We started at Blind Lady – a slice of nicely spicy margherita pizza. Then we hit Mariposa ice cream and they were very generous with two scoops of whatever they had. The Mexican chocolate was great! Next was Tams Thai which had a line too long to wait for so we skipped it. Next was Gold Donuts. They gave you a piece of a donut or fritter, or 3 donut holes for yer card punch. That was actually a pretty nice portion and fulfills my donut needs for the next year.
Then we met up with our buddies Kay Marie and Gerardo, and headed back in the other direction. Country Kabob Greek had some steam tables on the sidewalk with a tiny piece of pita with really spicy yogurt, and a bite of yummy spanikopita. Portions too small, but very tasty.
Lestats had iced coffee and brownie bites. Elaine liked the coffee, I never touch the stuff. The brownie was fine – kinda dry. Then we ran back across the street to TAO Thai and had some nice spicy tofu and a great chicken in some sweet sauce with mixed wild rice. No skimping on the portions here! They even had a mini dessert with mochi and bean curd. Right next door was Viva Pops! where they make their own Popsicles. The blood orange was yummy, and the girls said the chocolate banana was great too.
Elaine really liked El Zarape – rice, beans, carne, and chicken. Then a nice margarita shot! Well be back! Then we walked all that off and stopped into Incredible Cheesecake where I think they gave us a wafer thin hint of a smell of a taste of some cheese cake. Really chintzy.
Next was Jaynes Gastropub, who did the best job of all of the venues to treat us as more than a bother. We were seated and served bangers and mash. The portion was tiny, but we liked the service and the friendly people. We stayed a bit and ordered some beers to keep our strength up. Senior Mango was next, and I had a berry smoothy that was a nice size. None of the others had been inside AC Lounge before, so we popped in and were greeted very warmly by the bartender. They were serving half off drinks, but we were worried about running out of time, so we pressed on.
We skipped Twiggs because of time and tried Cafe 21. They had some dried out hash on dried out bread crumbs on a tray. Quite meh. Then we jumped on the trolley, which was a really nice part of the event, and went to the Farm House Cafe and had ricotta pancakes in a butter sauce with oranges. Very rich and tasty!
The trolley driver was cool and let us take our food on board so we didnt have to wait another 10 mins for the next bus. One of my main goals was to get to Ponces, someplace Ive heard great things about, so we rode the trolley all the way to the other end of Adams to Kensington. This was about 2:40, so we had 20 mins until the end of the event.
We tried out the Kensington Cafe, which had really nice people staffing sidewalk steam tables, but served up a minuscule bite of the aforementioned soy chorizo. Double meh. Burger Lounge had a 5 minute wait while they whipped up some more food, so we skipped it and hit Bleu Boheme.

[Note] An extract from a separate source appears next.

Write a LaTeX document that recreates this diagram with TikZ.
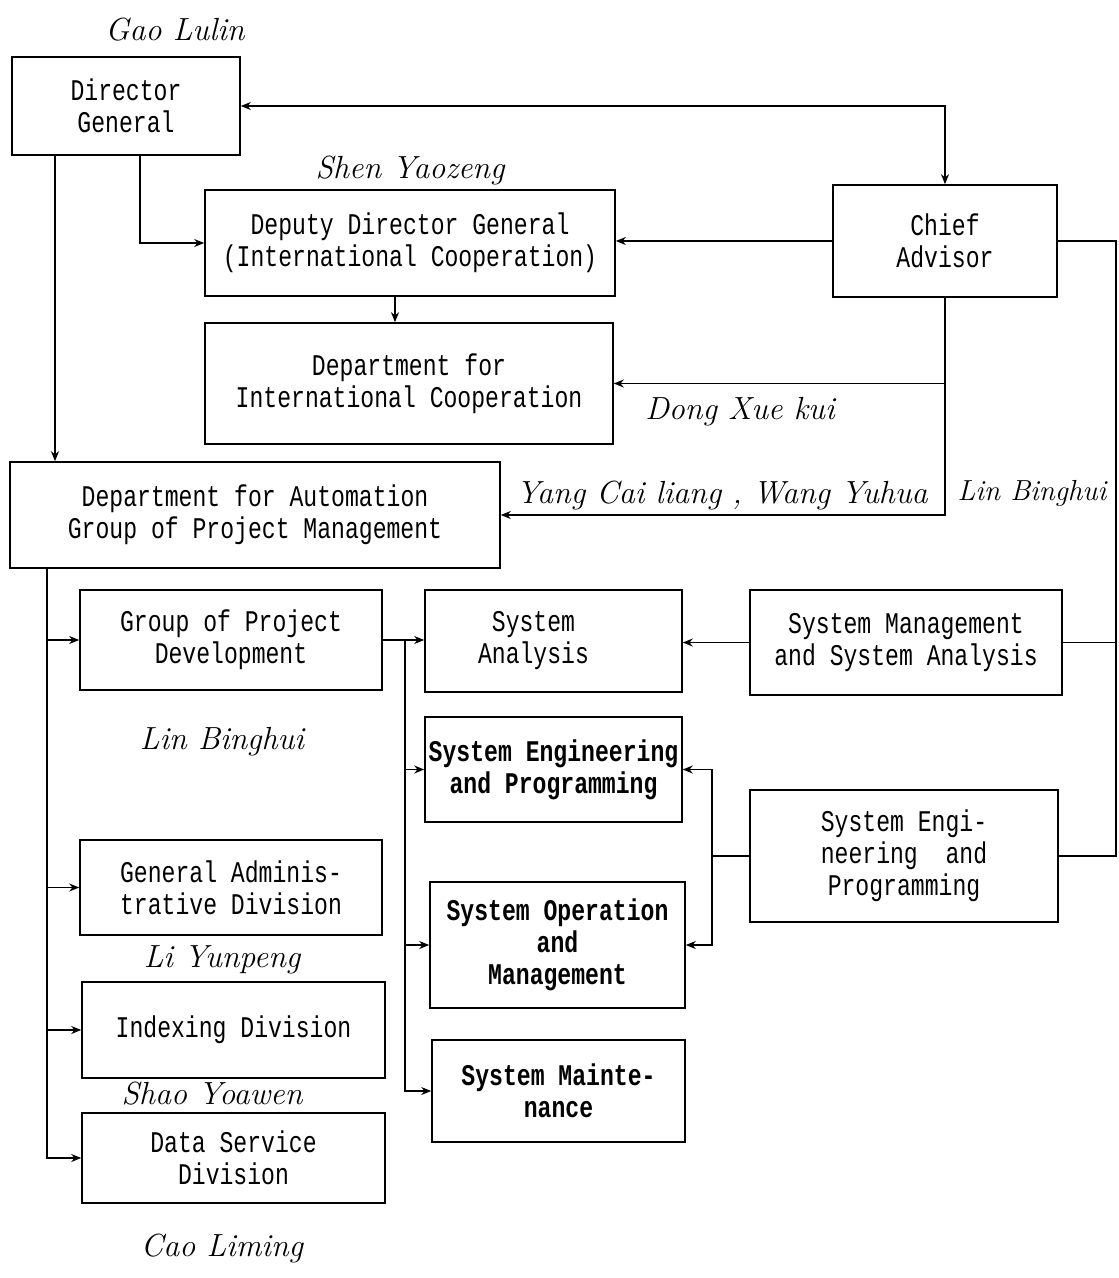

My old buddy JenBen was hosting and directed us back to a gentleman serving escargot in a rich sauce. Id never had them, and they were kinda like mussels or salty, chewy mushrooms with a slightly grainy texture. Oh, and they were snails… So that was different. I liked the place and the vibe tho.
Finally, with 10 minutes to spare, I get to try out Ponces!!! But no, theyre rejecting people at the door saying they ran out of food. WTF? How the hell do you run out of food? Youre a restaurant! The snails didnt leave a bad taste, but Ponces sure did. What a shitty way to treat people.
So, all in all, it was a nice event but many of the venues didnt do themselves any favors by being cheap on the offerings.